King had guts. Think of the courage it took for him, and for those who were with him, to work the front lines. As he explained in 1957 in the journal Christian Century:

This is not a method for cowards; it does resist. The nonviolent resister is just as strongly opposed to the evil against which he protests as is the person who uses violence…

Nonviolent resistance does not seek to defeat or humiliate the opponent, but to win his friendship and understanding. The nonviolent resister must often express his protest through noncooperation or boycotts, but he realizes that noncooperation and boycotts are not ends themselves; they are merely means to awaken a sense of moral shame in the opponent. The end is redemption and reconciliation. The aftermath of nonviolence is the creation of the beloved community, while the aftermath of violence is tragic bitterness…
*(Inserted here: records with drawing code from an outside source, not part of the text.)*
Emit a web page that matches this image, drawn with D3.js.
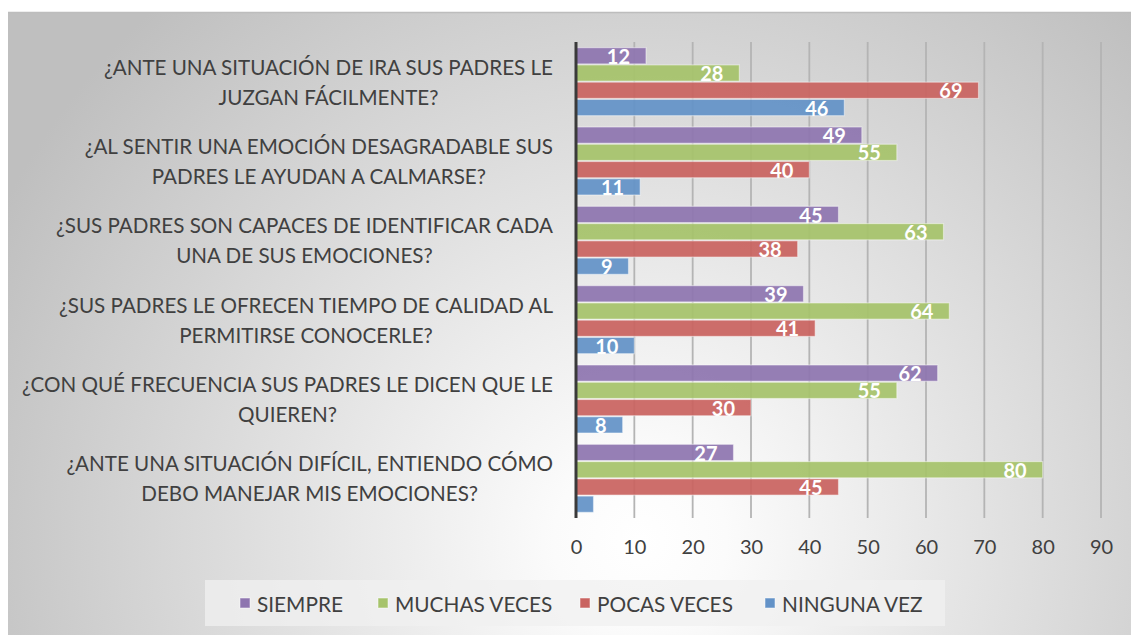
<!DOCTYPE html>
<html><head><meta charset="utf-8">
<script src="https://cdn.jsdelivr.net/npm/d3@7/dist/d3.min.js"></script>
<style>html,body{margin:0;padding:0;background:#fff;}svg{display:block;}</style>
</head><body>
<svg id="chart" width="1131" height="635"></svg>
<script>
const categories = [
  ["¿ANTE UNA SITUACIÓN DE IRA SUS PADRES LE", "JUZGAN FÁCILMENTE?"],
  ["¿AL SENTIR UNA EMOCIÓN DESAGRADABLE SUS", "PADRES LE AYUDAN A CALMARSE?"],
  ["¿SUS PADRES SON CAPACES DE IDENTIFICAR CADA", "UNA DE SUS EMOCIONES?"],
  ["¿SUS PADRES LE OFRECEN TIEMPO DE CALIDAD AL", "PERMITIRSE CONOCERLE?"],
  ["¿CON QUÉ FRECUENCIA SUS PADRES LE DICEN QUE LE", "QUIEREN?"],
  ["¿ANTE UNA SITUACIÓN DIFÍCIL, ENTIENDO CÓMO", "DEBO MANEJAR MIS EMOCIONES?"]
];
const seriesNames = ["SIEMPRE", "MUCHAS VECES", "POCAS VECES", "NINGUNA VEZ"];
const siempre      = [12, 49, 45, 39, 62, 27];
const muchasVeces  = [28, 55, 63, 64, 55, 80];
const pocasVeces   = [69, 40, 38, 41, 30, 45];
const ningunaVez   = [46, 11,  9, 10,  8,  3];
const xTicks = [0, 10, 20, 30, 40, 50, 60, 70, 80, 90];
const colors = ["#8E75AF", "#A6C36B", "#C96360", "#6392C7"];

const seriesValues = [siempre, muchasVeces, pocasVeces, ningunaVez];
const svg = d3.select("#chart");
const defs = svg.append("defs");
const rg = defs.append("radialGradient").attr("id", "bg")
  .attr("gradientUnits", "userSpaceOnUse")
  .attr("cx", 640).attr("cy", 540).attr("r", 720);
rg.append("stop").attr("offset", "0%").attr("stop-color", "#ffffff");
rg.append("stop").attr("offset", "12%").attr("stop-color", "#fbfbfb");
rg.append("stop").attr("offset", "100%").attr("stop-color", "#bfbfbf");

svg.append("rect").attr("x", 8).attr("y", 12).attr("width", 1123).attr("height", 623)
  .attr("fill", "url(#bg)");
svg.append("line").attr("x1", 8).attr("x2", 1131).attr("y1", 12.5).attr("y2", 12.5)
  .attr("stroke", "#bdbdbd").attr("stroke-width", 1.5);

const x = d3.scaleLinear().domain([0, 90]).range([576, 1101]);
const catIdx = d3.range(categories.length);
const y = d3.scaleBand().domain(catIdx).range([42, 518]).paddingInner(0.13).paddingOuter(0.065);
const ySub = d3.scaleBand().domain(d3.range(seriesNames.length)).range([0, y.bandwidth()]).padding(0);

// gridlines
svg.append("g").selectAll("line").data(xTicks.filter(t => t > 0)).join("line")
  .attr("x1", d => x(d)).attr("x2", d => x(d))
  .attr("y1", 42).attr("y2", 518)
  .attr("stroke", "#b4b4b4").attr("stroke-width", 1.8);

// bars
const groups = svg.append("g").selectAll("g").data(catIdx).join("g")
  .attr("transform", d => `translate(0,${y(d)})`);
groups.selectAll("rect").data(ci => seriesValues.map((vals, si) => ({si, v: vals[ci]}))).join("rect")
  .attr("x", x(0)).attr("y", d => ySub(d.si) + 0.5)
  .attr("width", d => x(d.v) - x(0)).attr("height", ySub.bandwidth() - 1)
  .attr("fill", d => colors[d.si]).attr("fill-opacity", 0.93)
  .attr("stroke", "rgba(255,255,255,0.45)").attr("stroke-width", 1.2);
groups.selectAll("text").data(ci => seriesValues.map((vals, si) => ({si, v: vals[ci]})).filter(d => d.v >= 5)).join("text")
  .attr("x", d => x(d.v) - 16).attr("y", d => ySub(d.si) + ySub.bandwidth() - 0.5)
  .attr("text-anchor", "end")
  .attr("font-family", "Lato, 'Open Sans', sans-serif").attr("font-weight", "bold")
  .attr("font-size", 20).attr("fill", "#ffffff")
  .text(d => d.v);

// axis line
svg.append("line").attr("x1", x(0)).attr("x2", x(0)).attr("y1", 42).attr("y2", 518)
  .attr("stroke", "#3a3a3a").attr("stroke-width", 3);

// x tick labels
const xAxis = d3.axisBottom(x).tickValues(xTicks).tickSize(0).tickPadding(0);
const xg = svg.append("g").attr("transform", "translate(0,540)").call(xAxis);
xg.select(".domain").remove();
xg.selectAll("text").attr("font-family", "Lato, 'Open Sans', sans-serif").attr("font-size", 20)
  .attr("fill", "#404040").attr("dy", "0.72em");

// category labels
const labRight = 553;
const catG = svg.append("g").selectAll("g").data(catIdx).join("g");
catG.each(function(ci) {
  const g = d3.select(this);
  const cy = y(ci) + y.bandwidth() / 2;
  const lines = categories[ci];
  const texts = lines.map((ln, i) => g.append("text")
    .attr("y", cy + (i - (lines.length - 1) / 2) * 30)
    .attr("dominant-baseline", "central")
    .attr("text-anchor", "middle")
    .attr("font-family", "Lato, 'Open Sans', sans-serif").attr("font-size", 20.6)
    .attr("fill", "#404040").text(ln));
  const w = d3.max(texts, t => t.node().getComputedTextLength());
  texts.forEach(t => t.attr("x", labRight - w / 2));
});

// legend
const lg = svg.append("g");
lg.append("rect").attr("x", 205).attr("y", 580).attr("width", 740).attr("height", 46)
  .attr("fill", "rgba(240,240,240,0.75)");
const legX = [240, 378, 580, 765];
seriesNames.forEach((name, i) => {
  lg.append("rect").attr("x", legX[i]).attr("y", 598).attr("width", 10).attr("height", 10)
    .attr("fill", colors[i]).attr("stroke", "rgba(255,255,255,0.5)").attr("stroke-width", 1);
  lg.append("text").attr("x", legX[i] + 17).attr("y", 603).attr("dominant-baseline", "central")
    .attr("font-family", "Lato, 'Open Sans', sans-serif").attr("font-size", 20.8)
    .attr("fill", "#404040").text(name);
});
</script>
</body></html>
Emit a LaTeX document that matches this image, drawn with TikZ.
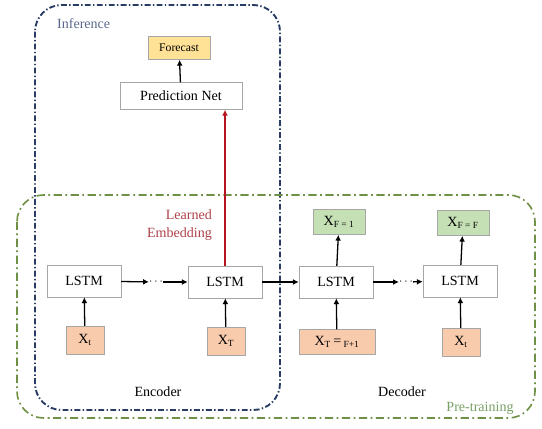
\documentclass[tikz,border=0pt]{standalone}
\usepackage{fontspec}
\setmainfont{Liberation Serif}
\usetikzlibrary{arrows.meta}
\definecolor{infblue}{RGB}{40,60,100}
\definecolor{inftext}{RGB}{90,105,140}
\definecolor{pregreen}{RGB}{110,145,70}
\definecolor{pretext}{RGB}{120,160,100}
\definecolor{embred}{RGB}{180,20,30}
\definecolor{embtext}{RGB}{175,65,75}
\definecolor{inxfill}{RGB}{248,203,173}
\definecolor{outxfill}{RGB}{197,224,180}
\definecolor{fcfill}{RGB}{255,226,150}
\tikzset{
	cell/.style={draw=gray!70, fill=white, minimum width=2.22cm, minimum height=0.96cm, inner sep=0pt, font=\fontsize{12}{14}\selectfont},
	inbox/.style={draw=gray!70, fill=inxfill, minimum width=1.14cm, minimum height=0.84cm, inner sep=0pt, font=\fontsize{12}{14}\selectfont},
	outbox/.style={draw=gray!70, fill=outxfill, minimum width=1.56cm, minimum height=0.75cm, inner sep=0pt, font=\fontsize{12}{14}\selectfont},
	flow/.style={-{Latex[length=5pt,width=5pt]}, line width=1.1pt},
	plain/.style={line width=1.1pt},
}

\begin{document}
\begin{tikzpicture}[x=0.03cm, y=-0.03cm]
			%%%%% START %%%%%
			\useasboundingbox (0, 0) rectangle (542, 429);
			
			\draw[infblue, line width=1.6pt, rounded corners=0.8cm, dash pattern=on 5pt off 2pt on 1.2pt off 2pt] (35, 5) rectangle (280, 410);
			\draw[pregreen, line width=1.4pt, rounded corners=0.8cm, dash pattern=on 7pt off 3pt on 1.5pt off 3pt] (17, 195) rectangle (535, 418);
			
			\node[anchor=west, text=inftext, font=\fontsize{12}{14}\selectfont] (inf) at (53, 24) {Inference};
			\node[text=pretext, font=\fontsize{12}{14}\selectfont] (pre) at (480, 408) {Pre-training};
			\node[font=\fontsize{12}{14}\selectfont] (enc) at (158, 392) {Encoder};
			\node[font=\fontsize{12}{14}\selectfont] (dec) at (402, 392) {Decoder};
			
			\node[draw=gray!70, fill=fcfill, minimum width=1.86cm, minimum height=0.69cm, inner sep=0pt, font=\fontsize{10}{12}\selectfont] (fc) at (179, 48) {Forecast};
			\node[cell, minimum width=3.66cm, minimum height=0.81cm] (pn) at (181, 96) {Prediction Net};
			
			\node[cell] (l1) at (84, 281) {LSTM};
			\node[cell] (l2) at (225, 282) {LSTM};
			\node[cell] (l3) at (336, 282) {LSTM};
			\node[cell] (l4) at (460, 281) {LSTM};
			
			\node[inbox] (x1) at (85, 340) {X\textsubscript{t}};
			\node[inbox] (x2) at (226, 341) {X\textsubscript{T}};
			\node[inbox, minimum width=2.28cm, minimum height=0.75cm] (x3) at (337, 342) {X\textsubscript{T}\,=\,\textsubscript{F+1}};
			\node[inbox] (x4) at (461, 342) {X\textsubscript{t}};
			
			\node[outbox] (y3) at (339, 222) {X\textsubscript{F = 1}};
			\node[outbox] (y4) at (463, 223) {X\textsubscript{F = F}};
			
			\node[inner sep=0pt] (d1) at (156, 282) {$\cdots$};
			\node[inner sep=0pt] (d2) at (406, 282) {$\cdots$};
			
			\node[anchor=east, align=right, text=embtext, font=\fontsize{12}{15}\selectfont] (emb) at (216, 225) {Learned\\Embedding};
			
			\draw[flow] (pn) -- (fc);
			\draw[flow, embred] (l2.north) -- (l2.north |- pn.south);
			
			\draw[flow] (x1) -- (l1);
			\draw[flow] (x2) -- (l2);
			\draw[flow] (x3) -- (l3);
			\draw[flow] (x4) -- (l4);
			\draw[flow] (l3) -- (y3);
			\draw[flow] (l4) -- (y4);
			
			\draw[flow] (l1) -- (d1);
			\draw[flow] (d1) -- (l2);
			\draw[flow] (l2) -- (l3);
			\draw[flow] (l3) -- (d2);
			\draw[flow] (d2) -- (l4);
			%%%%% END %%%%%
		\end{tikzpicture}
\end{document}
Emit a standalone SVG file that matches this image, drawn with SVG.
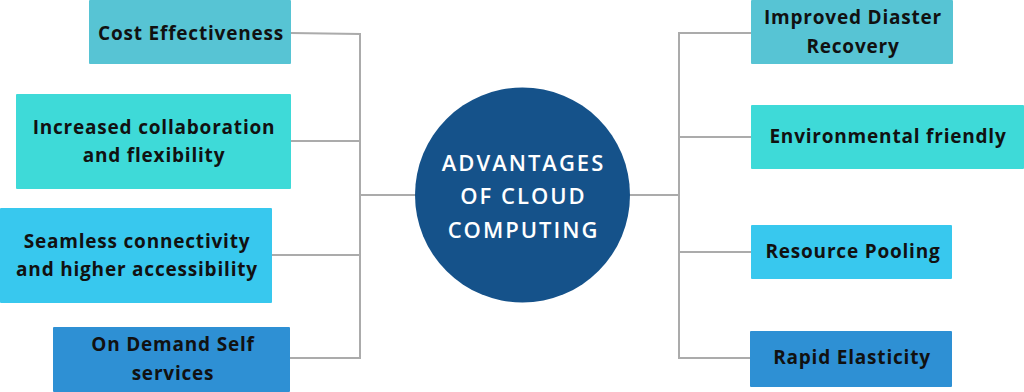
<svg xmlns="http://www.w3.org/2000/svg" width="1024" height="392" viewBox="0 0 1024 392">
<style>
.t{font-family:"Open Sans","Liberation Sans",sans-serif;font-weight:700;font-size:19px;fill:#111;text-anchor:middle;letter-spacing:0.8px}
.c{font-family:"Open Sans","Liberation Sans",sans-serif;font-weight:600;font-size:22px;fill:#fff;text-anchor:middle;letter-spacing:2px}
.l{fill:none;stroke:#ababab;stroke-width:2}
.a{fill:#57c4d4}.b{fill:#3edad8}.s{fill:#38c8ee}.d{fill:#2e90d4}
</style>
<rect width="1024" height="392" fill="#fff"/>
<g id="connectors">
<polyline class="l" points="291,33 360,34 360,358 290,358"/>
<line class="l" x1="291" y1="141" x2="360" y2="141"/>
<line class="l" x1="272" y1="255" x2="360" y2="255"/>
<line class="l" x1="360" y1="195" x2="416" y2="195"/>
<polyline class="l" points="751,33 679,33 679,358 750,358"/>
<line class="l" x1="679" y1="137" x2="751" y2="137"/>
<line class="l" x1="679" y1="252" x2="751" y2="252"/>
<line class="l" x1="629" y1="195" x2="679" y2="195"/>
</g>
<g id="center">
<circle cx="522.5" cy="195" r="107.5" fill="#15528a"/>
<text class="c" x="523.5" y="171">ADVANTAGES</text>
<text class="c" x="523.5" y="204">OF CLOUD</text>
<text class="c" x="523.5" y="238">COMPUTING</text>
</g>
<g id="cost"><rect class="a" x="89" y="0" width="202" height="64" rx="1"/><text class="t" x="191" y="40">Cost Effectiveness</text></g>
<g id="collab"><rect class="b" x="16" y="94" width="275" height="95" rx="1"/><text class="t" x="154" y="134">Increased collaboration</text><text class="t" x="154" y="162">and flexibility</text></g>
<g id="seamless"><rect class="s" x="0" y="208" width="272" height="95" rx="1"/><text class="t" x="137" y="248">Seamless connectivity</text><text class="t" x="137" y="276">and higher accessibility</text></g>
<g id="ondemand"><rect class="d" x="53" y="327" width="237" height="65" rx="1"/><text class="t" x="173" y="351">On Demand Self</text><text class="t" x="173" y="380">services</text></g>
<g id="disaster"><rect class="a" x="751" y="0" width="202" height="64" rx="1"/><text class="t" x="853" y="24">Improved Diaster</text><text class="t" x="853" y="53">Recovery</text></g>
<g id="env"><rect class="b" x="751" y="105" width="273" height="64" rx="1"/><text class="t" x="888" y="143">Environmental friendly</text></g>
<g id="pooling"><rect class="s" x="751" y="225" width="201" height="54" rx="1"/><text class="t" x="853" y="258">Resource Pooling</text></g>
<g id="elastic"><rect class="d" x="750" y="331" width="202" height="56" rx="1"/><text class="t" x="852" y="364">Rapid Elasticity</text></g>
</svg>
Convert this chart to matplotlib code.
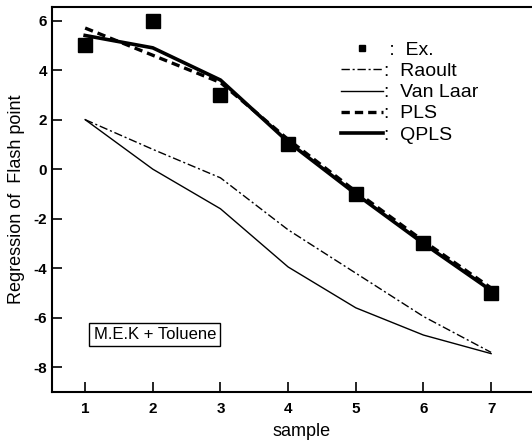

This method is that the attack is directed against forces of evil rather than against persons who are caught in those forces…

Nonviolent resistance avoids not only external physical violence but also internal violence of spirit. At the center of nonviolence stands the principle of love.

Six years later, on August 28, 1963, he gave one of the greatest, most electrifying speeches ever delivered in America. This is how his rousing oration ended:

I say to you today, my friends, so even though we face the difficulties of today and tomorrow, I still have a dream. It is a dream deeply rooted in the American dream.